** begin Information supplied **

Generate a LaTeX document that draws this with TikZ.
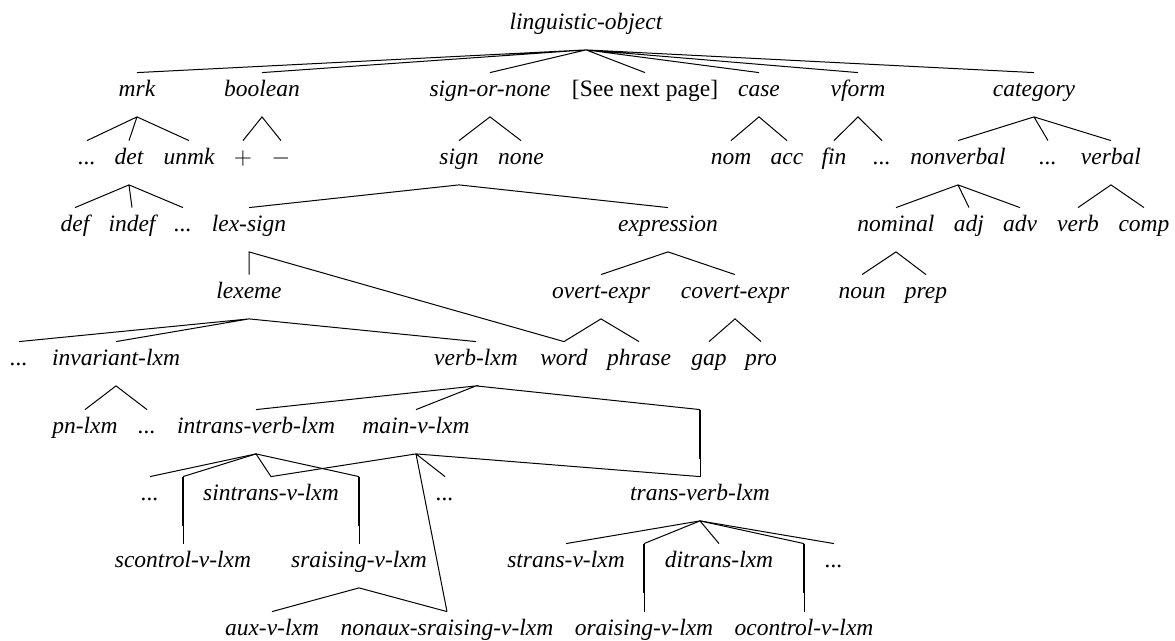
\documentclass[tikz,border=0pt]{standalone}
\usepackage{fontspec}
\setmainfont{Liberation Serif}
\usepackage{tikz}
\tikzstyle{typ} = [font=\fontsize{11.75}{14}\selectfont\itshape,
inner sep=0pt,
text height=12pt,
text depth=9.75pt,
anchor=base]
\tikzstyle{edge} = [line width=0.5pt]
\tikzstyle{long} = [line width=1.3pt]

\begin{document}
\begin{tikzpicture}[x=0.5pt, y=-0.5pt]
    \useasboundingbox (0,0) rectangle (1175,641);
    % top of the hierarchy
    \node[typ] (lo) at (586,30) {linguistic-object};
    \node[typ] (mrk) at (137,97) {mrk};
    \node[typ] (bool) at (262,97) {boolean};
    \node[typ] (son) at (490,97) {sign-or-none};
    \node[typ] (next) at (645,97) {\upshape [See next page]};
    \node[typ] (case) at (759,97) {case};
    \node[typ] (vform) at (858,97) {vform};
    \node[typ] (cat) at (1034,97) {category};

    \node[typ] (dA) at (87,165) {...};
    \node[typ] (det) at (129,165) {det};
    \node[typ] (unmk) at (189,165) {unmk};
    \node[typ] (plus) at (243,165) {$+$};
    \node[typ] (minus) at (281,165) {$-$};
    \node[typ] (sign) at (459,165) {sign};
    \node[typ] (none) at (521,165) {none};
    \node[typ] (nom) at (731,165) {nom};
    \node[typ] (acc) at (787,165) {acc};
    \node[typ] (fin) at (834,165) {fin};
    \node[typ] (dB) at (882,165) {...};
    \node[typ] (nonv) at (958,165) {nonverbal};
    \node[typ] (dC) at (1048,165) {...};
    \node[typ] (verbal) at (1111,165) {verbal};

    \node[typ] (def) at (75,232) {def};
    \node[typ] (indef) at (132,232) {indef};
    \node[typ] (dD) at (183,232) {...};
    \node[typ] (lexs) at (249,232) {lex-sign};
    \node[typ] (expr) at (668,232) {expression};
    \node[typ] (nomi) at (896,232) {nominal};
    \node[typ] (adj) at (969,232) {adj};
    \node[typ] (adv) at (1020,232) {adv};
    \node[typ] (verb) at (1078,232) {verb};
    \node[typ] (comp) at (1144,232) {comp};

    \node[typ] (lexeme) at (249,299) {lexeme};
    \node[typ] (overt) at (601,299) {overt-expr};
    \node[typ] (covert) at (735,299) {covert-expr};
    \node[typ] (noun) at (862,299) {noun};
    \node[typ] (prep) at (926,299) {prep};

    \node[typ] (dE) at (19,366) {...};
    \node[typ] (invlxm) at (116,366) {invariant-lxm};
    \node[typ] (verblxm) at (476,366) {verb-lxm};
    \node[typ] (word) at (564,366) {word};
    \node[typ] (phrase) at (639,366) {phrase};
    \node[typ] (gap) at (709,366) {gap};
    \node[typ] (pro) at (761,366) {pro};

    % verb lexemes
    \node[typ] (pn) at (85,434) {pn-lxm};
    \node[typ] (dF) at (147,434) {...};
    \node[typ] (intrans) at (256,434) {intrans-verb-lxm};
    \node[typ] (mainv) at (416,434) {main-v-lxm};

    \node[typ] (dG) at (150,501) {...};
    \node[typ] (sintrans) at (271,501) {sintrans-v-lxm};
    \node[typ] (dH) at (445,501) {...};
    \node[typ] (transv) at (700,501) {trans-verb-lxm};

    \node[typ] (scontrol) at (183,568) {scontrol-v-lxm};
    \node[typ] (sraising) at (359,568) {sraising-v-lxm};
    \node[typ] (strans) at (566,568) {strans-v-lxm};
    \node[typ] (ditrans) at (719,568) {ditrans-lxm};
    \node[typ] (dI) at (834,568) {...};

    \node[typ] (aux) at (272,636) {aux-v-lxm};
    \node[typ] (nonaux) at (447,636) {nonaux-sraising-v-lxm};
    \node[typ] (oraising) at (644,636) {oraising-v-lxm};
    \node[typ] (ocontrol) at (804,636) {ocontrol-v-lxm};

    % branches
    \draw[edge] (lo.south) -- (mrk.north) (lo.south) -- (bool.north) (lo.south) -- (son.north)
        (lo.south) -- (next.north) (lo.south) -- (case.north) (lo.south) -- (vform.north)
        (lo.south) -- (cat.north);
    \draw[edge] (dA.north) -- (mrk.south) -- (unmk.north) (mrk.south) -- (det.north);
    \draw[edge] (plus.north) -- (bool.south) -- (minus.north);
    \draw[edge] (sign.north) -- (son.south) -- (none.north);
    \draw[edge] (nom.north) -- (case.south) -- (acc.north);
    \draw[edge] (fin.north) -- (vform.south) -- (dB.north);
    \draw[edge] (nonv.north) -- (cat.south) -- (verbal.north) (cat.south) -- (dC.north);
    \draw[edge] (def.north) -- (det.south) -- (dD.north) (det.south) -- (indef.north);
    \draw[edge] (lexs.north) -- (sign.south) -- (expr.north);
    \draw[edge] (nomi.north) -- (nonv.south) -- (adv.north) (nonv.south) -- (adj.north);
    \draw[edge] (verb.north) -- (verbal.south) -- (comp.north);
    \draw[edge] (lexeme.north) -- (lexs.south) -- (word.north);
    \draw[edge] (overt.north) -- (expr.south) -- (covert.north);
    \draw[edge] (noun.north) -- (nomi.south) -- (prep.north);
    \draw[edge] (dE.north) -- (lexeme.south) -- (verblxm.north) (lexeme.south) -- (invlxm.north);
    \draw[edge] (word.north) -- (overt.south) -- (phrase.north);
    \draw[edge] (gap.north) -- (covert.south) -- (pro.north);
    \draw[edge] (pn.north) -- (invlxm.south) -- (dF.north);
    \draw[edge] (intrans.north) -- (verblxm.south) -- (mainv.north);
    \draw[edge] (verblxm.south) -- (transv.north |- mainv.north) coordinate (tvtop);
    \draw[long] (tvtop) -- ++(0,49) coordinate (tvmid);
    \draw[edge] (tvmid) -- (transv.north);

    \draw[edge] (dG.north) -- (intrans.south) -- (sintrans.north);
    \draw[edge] (intrans.south) -- (scontrol.north |- sintrans.north) coordinate (sctop);
    \draw[edge] (intrans.south) -- (sraising.north |- sintrans.north) coordinate (srtop);
    \draw[long] (sctop) -- ++(0,49) coordinate (scmid);
    \draw[long] (srtop) -- ++(0,49) coordinate (srmid);
    \draw[edge] (scmid) -- (scontrol.north) (srmid) -- (sraising.north);

    \draw[edge] (sintrans.north) -- (mainv.south) -- (transv.north) (mainv.south) -- (dH.north)
        (mainv.south) -- (nonaux.north);
    \draw[edge] (aux.north) -- (sraising.south) -- (nonaux.north);

    \draw[edge] (strans.north) -- (transv.south) -- (ditrans.north) (transv.south) -- (dI.north);
    \draw[edge] (transv.south) -- (oraising.north |- ditrans.north) coordinate (ortop);
    \draw[edge] (transv.south) -- (ocontrol.north |- ditrans.north) coordinate (octop);
    \draw[long] (ortop) -- ++(0,49) coordinate (ormid);
    \draw[long] (octop) -- ++(0,49) coordinate (ocmid);
    \draw[edge] (ormid) -- (oraising.north) (ocmid) -- (ocontrol.north);
\end{tikzpicture}
\end{document}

** end Information supplied **

What is needed
Write out exactly the opening lines of the data, stopping after the line that holds "(comp) at (1144,232)". Exclude pictures.

Response for this exercise
Generate a LaTeX document that draws this with TikZ.
\documentclass[tikz,border=0pt]{standalone}
\usepackage{fontspec}
\setmainfont{Liberation Serif}
\usepackage{tikz}
\tikzstyle{typ} = [font=\fontsize{11.75}{14}\selectfont\itshape,
inner sep=0pt,
text height=12pt,
text depth=9.75pt,
anchor=base]
\tikzstyle{edge} = [line width=0.5pt]
\tikzstyle{long} = [line width=1.3pt]

\begin{document}
\begin{tikzpicture}[x=0.5pt, y=-0.5pt]
    \useasboundingbox (0,0) rectangle (1175,641);
    % top of the hierarchy
    \node[typ] (lo) at (586,30) {linguistic-object};
    \node[typ] (mrk) at (137,97) {mrk};
    \node[typ] (bool) at (262,97) {boolean};
    \node[typ] (son) at (490,97) {sign-or-none};
    \node[typ] (next) at (645,97) {\upshape [See next page]};
    \node[typ] (case) at (759,97) {case};
    \node[typ] (vform) at (858,97) {vform};
    \node[typ] (cat) at (1034,97) {category};

    \node[typ] (dA) at (87,165) {...};
    \node[typ] (det) at (129,165) {det};
    \node[typ] (unmk) at (189,165) {unmk};
    \node[typ] (plus) at (243,165) {$+$};
    \node[typ] (minus) at (281,165) {$-$};
    \node[typ] (sign) at (459,165) {sign};
    \node[typ] (none) at (521,165) {none};
    \node[typ] (nom) at (731,165) {nom};
    \node[typ] (acc) at (787,165) {acc};
    \node[typ] (fin) at (834,165) {fin};
    \node[typ] (dB) at (882,165) {...};
    \node[typ] (nonv) at (958,165) {nonverbal};
    \node[typ] (dC) at (1048,165) {...};
    \node[typ] (verbal) at (1111,165) {verbal};

    \node[typ] (def) at (75,232) {def};
    \node[typ] (indef) at (132,232) {indef};
    \node[typ] (dD) at (183,232) {...};
    \node[typ] (lexs) at (249,232) {lex-sign};
    \node[typ] (expr) at (668,232) {expression};
    \node[typ] (nomi) at (896,232) {nominal};
    \node[typ] (adj) at (969,232) {adj};
    \node[typ] (adv) at (1020,232) {adv};
    \node[typ] (verb) at (1078,232) {verb};
    \node[typ] (comp) at (1144,232) {comp};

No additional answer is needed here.